In the lines below, output everything from the first line through the line containing "var seriesColors = ['#000000', '#ff0000'];" exactly as it is. Pictures are not part of the output.

** START **

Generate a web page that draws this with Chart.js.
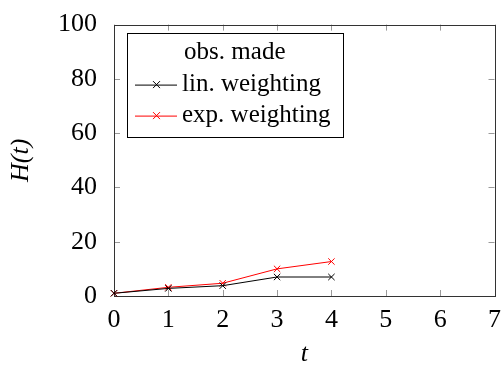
<!DOCTYPE html>
<html>
<head>
<meta charset="utf-8">
<script src="https://cdn.jsdelivr.net/npm/chart.js@4"></script>
<style>
  html, body { margin: 0; padding: 0; background: #fff; }
  #wrap { width: 502px; height: 367px; }
</style>
</head>
<body>
<div id="wrap"><canvas id="chart"></canvas></div>
<script>
var tValues = [0, 1, 2, 3, 4];
var linWeighting = [1, 2.8, 3.8, 7, 7];
var expWeighting = [1, 3.2, 4.7, 10, 12.7];
var xTicks = [0, 1, 2, 3, 4, 5, 6, 7];
var yTicks = [0, 20, 40, 60, 80, 100];
var legendTitle = 'obs. made';
var seriesNames = ['lin. weighting', 'exp. weighting'];
var seriesColors = ['#000000', '#ff0000'];

var serif = "'Liberation Serif', 'DejaVu Serif', serif";

function points(ys) {
  return tValues.map(function (t, i) { return { x: t, y: ys[i] }; });
}

// box around the plot + inward tick marks on all four sides
var framePlugin = {
  id: 'frame',
  beforeDatasetsDraw: function (chart) {
    var ctx = chart.ctx, a = chart.chartArea;
    var xs = chart.scales.x, ys = chart.scales.y;
    ctx.save();
    ctx.strokeStyle = '#9a9a9a';
    ctx.lineWidth = 1;
    ctx.beginPath();
    xTicks.forEach(function (v) {
      var px = Math.round(xs.getPixelForValue(v)) + 0.5;
      ctx.moveTo(px, a.bottom); ctx.lineTo(px, a.bottom - 6);
      ctx.moveTo(px, a.top); ctx.lineTo(px, a.top + 6);
    });
    yTicks.forEach(function (v) {
      var py = Math.round(ys.getPixelForValue(v)) + 0.5;
      ctx.moveTo(a.left, py); ctx.lineTo(a.left + 6, py);
      ctx.moveTo(a.right, py); ctx.lineTo(a.right - 6, py);
    });
    ctx.stroke();
    ctx.strokeStyle = '#333';
    ctx.strokeRect(Math.round(a.left) + 0.5, Math.round(a.top) + 0.5,
      Math.round(a.right - a.left), Math.round(a.bottom - a.top));
    ctx.restore();
  }
};

// pgfplots-like legend box with a title, top left inside the plot
var legendPlugin = {
  id: 'boxLegend',
  afterDraw: function (chart) {
    var ctx = chart.ctx, a = chart.chartArea;
    ctx.save();
    ctx.font = '25px ' + serif;
    var maxW = ctx.measureText(legendTitle).width;
    seriesNames.forEach(function (n) { maxW = Math.max(maxW, ctx.measureText(n).width); });
    var left = a.left + 13, top = a.top + 8;
    var textX = left + 55;
    var w = 55 + maxW + 12, h = 104;
    ctx.fillStyle = '#fff';
    ctx.fillRect(left, top, w, h);
    ctx.strokeStyle = '#000';
    ctx.lineWidth = 1;
    ctx.strokeRect(Math.round(left) + 0.5, Math.round(top) + 0.5, Math.round(w), Math.round(h));
    ctx.fillStyle = '#000';
    ctx.textBaseline = 'middle';
    ctx.textAlign = 'center';
    ctx.fillText(legendTitle, left + w / 2, top + 20);
    ctx.textAlign = 'left';
    seriesNames.forEach(function (n, i) {
      var cy = top + 52 + i * 31;
      ctx.strokeStyle = seriesColors[i];
      ctx.beginPath();
      ctx.moveTo(left + 8, cy + 0.5); ctx.lineTo(left + 50, cy + 0.5);
      ctx.moveTo(left + 26, cy - 3.5); ctx.lineTo(left + 33, cy + 3.5);
      ctx.moveTo(left + 26, cy + 3.5); ctx.lineTo(left + 33, cy - 3.5);
      ctx.stroke();
      ctx.fillStyle = '#000';
      ctx.fillText(n, textX, cy);
    });
    ctx.restore();
  }
};

new Chart('chart', {
  type: 'line',
  data: {
    datasets: [
      {
        label: seriesNames[0],
        data: points(linWeighting),
        borderColor: seriesColors[0],
        backgroundColor: seriesColors[0],
        borderWidth: 1,
        pointStyle: 'crossRot',
        pointRadius: 4.5,
        pointBorderWidth: 1,
        clip: false
      },
      {
        label: seriesNames[1],
        data: points(expWeighting),
        borderColor: seriesColors[1],
        backgroundColor: seriesColors[1],
        borderWidth: 1,
        pointStyle: 'crossRot',
        pointRadius: 4.5,
        pointBorderWidth: 1,
        clip: false
      }
    ]
  },
  options: {
    responsive: true,
    maintainAspectRatio: false,
    animation: false,
    layout: { padding: { top: 22, right: 4, left: 0, bottom: 0 } },
    plugins: {
      legend: { display: false },
      tooltip: { enabled: false }
    },
    scales: {
      x: {
        type: 'linear',
        min: 0,
        max: 7,
        afterFit: function (s) { s.height = 71; },
        afterBuildTicks: function (s) { s.ticks = xTicks.map(function (v) { return { value: v }; }); },
        grid: { display: false },
        border: { display: false },
        ticks: { color: '#000', padding: 1, font: { family: serif, size: 26 } },
        title: {
          display: true,
          text: 't',
          color: '#000',
          padding: { top: 0, bottom: 0 },
          font: { family: serif, size: 26, style: 'italic', lineHeight: 1 }
        }
      },
      y: {
        min: 0,
        max: 100,
        afterFit: function (s) { s.width = 114; },
        afterBuildTicks: function (s) { s.ticks = yTicks.map(function (v) { return { value: v }; }); },
        grid: { display: false },
        border: { display: false },
        ticks: { color: '#000', padding: 9, font: { family: serif, size: 26 } },
        title: {
          display: true,
          text: 'H(t)',
          color: '#000',
          padding: { top: 6, bottom: 0 },
          font: { family: serif, size: 26, style: 'italic' }
        }
      }
    }
  },
  plugins: [framePlugin, legendPlugin]
});
</script>
</body>
</html>
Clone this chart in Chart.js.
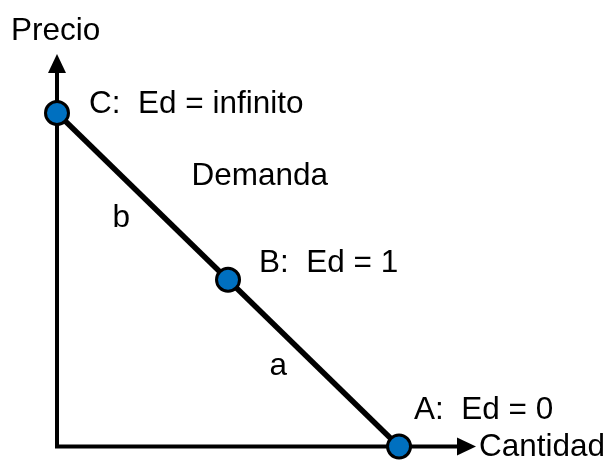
<!DOCTYPE html>
<html>
<head>
<meta charset="utf-8">
<script src="https://cdn.jsdelivr.net/npm/chart.js@4/dist/chart.umd.min.js"></script>
<style>
  html, body { margin: 0; padding: 0; background: #ffffff; }
  #wrap { width: 608px; height: 461px; }
</style>
</head>
<body>
<div id="wrap"><canvas id="c" width="608" height="461"></canvas></div>
<script>
// ---- data ----
const quantities = [0, 5, 10];          // C, B, A
const prices = [10, 5, 0];
const pointNames = ['C', 'B', 'A'];
const elasticityLabels = ['C:  Ed = infinito', 'B:  Ed = 1', 'A:  Ed = 0'];
const axisTitles = ['Precio', 'Cantidad'];
const curveLabel = 'Demanda';
const segmentLabels = ['b', 'a'];       // b: C-B segment, a: B-A segment
const axisMax = { x: 12.25, y: 11.77 };

const FONT = '31.5px "Liberation Sans", Arial, sans-serif';

const axesPlugin = {
  id: 'axesArrows',
  beforeDatasetsDraw(chart) {
    const ctx = chart.ctx;
    const xs = chart.scales.x, ys = chart.scales.y;
    const x0 = xs.getPixelForValue(0), y0 = ys.getPixelForValue(0);
    const top = ys.getPixelForValue(axisMax.y), right = xs.getPixelForValue(axisMax.x);
    const aLen = 19, aHalf = 9;
    ctx.save();
    ctx.strokeStyle = '#000';
    ctx.fillStyle = '#000';
    ctx.lineWidth = 4;
    ctx.lineCap = 'butt';
    ctx.lineJoin = 'miter';
    ctx.beginPath();
    ctx.moveTo(x0, top + aLen - 1);
    ctx.lineTo(x0, y0);
    ctx.lineTo(right - aLen + 1, y0);
    ctx.stroke();
    // vertical arrow
    ctx.beginPath();
    ctx.moveTo(x0, top);
    ctx.lineTo(x0 - aHalf, top + aLen);
    ctx.lineTo(x0 + aHalf, top + aLen);
    ctx.closePath();
    ctx.fill();
    // horizontal arrow
    ctx.beginPath();
    ctx.moveTo(right, y0);
    ctx.lineTo(right - aLen, y0 - aHalf);
    ctx.lineTo(right - aLen, y0 + aHalf);
    ctx.closePath();
    ctx.fill();
    ctx.restore();
  }
};

const labelsPlugin = {
  id: 'labels',
  afterDatasetsDraw(chart) {
    const ctx = chart.ctx;
    const xs = chart.scales.x, ys = chart.scales.y;
    const px = i => xs.getPixelForValue(quantities[i]);
    const py = i => ys.getPixelForValue(prices[i]);
    const x0 = xs.getPixelForValue(0), y0 = ys.getPixelForValue(0);
    const top = ys.getPixelForValue(axisMax.y), right = xs.getPixelForValue(axisMax.x);
    ctx.save();
    ctx.fillStyle = '#000';
    ctx.font = FONT;
    ctx.textAlign = 'left';
    ctx.textBaseline = 'alphabetic';
    // axis titles
    ctx.fillText(axisTitles[0], x0 - 46, top - 14);
    ctx.fillText(axisTitles[1], right + 3, y0 + 9);
    // point labels
    const offs = [[32, 0], [31, -8], [15, -28]];
    elasticityLabels.forEach((t, i) => {
      ctx.fillText(t, px(i) + offs[i][0], py(i) + offs[i][1]);
    });
    // curve label and segment labels
    const midCBx = (px(0) + px(1)) / 2, midCBy = (py(0) + py(1)) / 2;
    const midBAx = (px(1) + px(2)) / 2, midBAy = (py(1) + py(2)) / 2;
    ctx.fillText(curveLabel, midCBx + 49, midCBy - 11);
    ctx.fillText(segmentLabels[0], midCBx - 30, midCBy + 31);
    ctx.fillText(segmentLabels[1], midBAx - 44, midBAy + 12);
    ctx.restore();
  }
};

new Chart(document.getElementById('c'), {
  type: 'scatter',
  data: {
    datasets: [{
      label: curveLabel,
      data: quantities.map((q, i) => ({ x: q, y: prices[i], name: pointNames[i] })),
      showLine: true,
      borderColor: '#000000',
      borderWidth: 5.5,
      pointRadius: 11.5,
      pointHoverRadius: 11.5,
      pointBackgroundColor: '#0070C0',
      pointBorderColor: '#000000',
      pointBorderWidth: 3,
      clip: false
    }]
  },
  options: {
    responsive: false,
    animation: false,
    events: [],
    layout: { padding: { left: 57, right: 132, top: 54, bottom: 14 } },
    plugins: { legend: { display: false }, tooltip: { enabled: false } },
    scales: {
      x: { type: 'linear', display: false, min: 0, max: axisMax.x },
      y: { type: 'linear', display: false, min: 0, max: axisMax.y }
    }
  },
  plugins: [axesPlugin, labelsPlugin]
});
</script>
</body>
</html>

** END **

Task result:
Generate a web page that draws this with Chart.js.
<!DOCTYPE html>
<html>
<head>
<meta charset="utf-8">
<script src="https://cdn.jsdelivr.net/npm/chart.js@4"></script>
<style>
  html, body { margin: 0; padding: 0; background: #fff; }
  #wrap { width: 502px; height: 367px; }
</style>
</head>
<body>
<div id="wrap"><canvas id="chart"></canvas></div>
<script>
var tValues = [0, 1, 2, 3, 4];
var linWeighting = [1, 2.8, 3.8, 7, 7];
var expWeighting = [1, 3.2, 4.7, 10, 12.7];
var xTicks = [0, 1, 2, 3, 4, 5, 6, 7];
var yTicks = [0, 20, 40, 60, 80, 100];
var legendTitle = 'obs. made';
var seriesNames = ['lin. weighting', 'exp. weighting'];
var seriesColors = ['#000000', '#ff0000'];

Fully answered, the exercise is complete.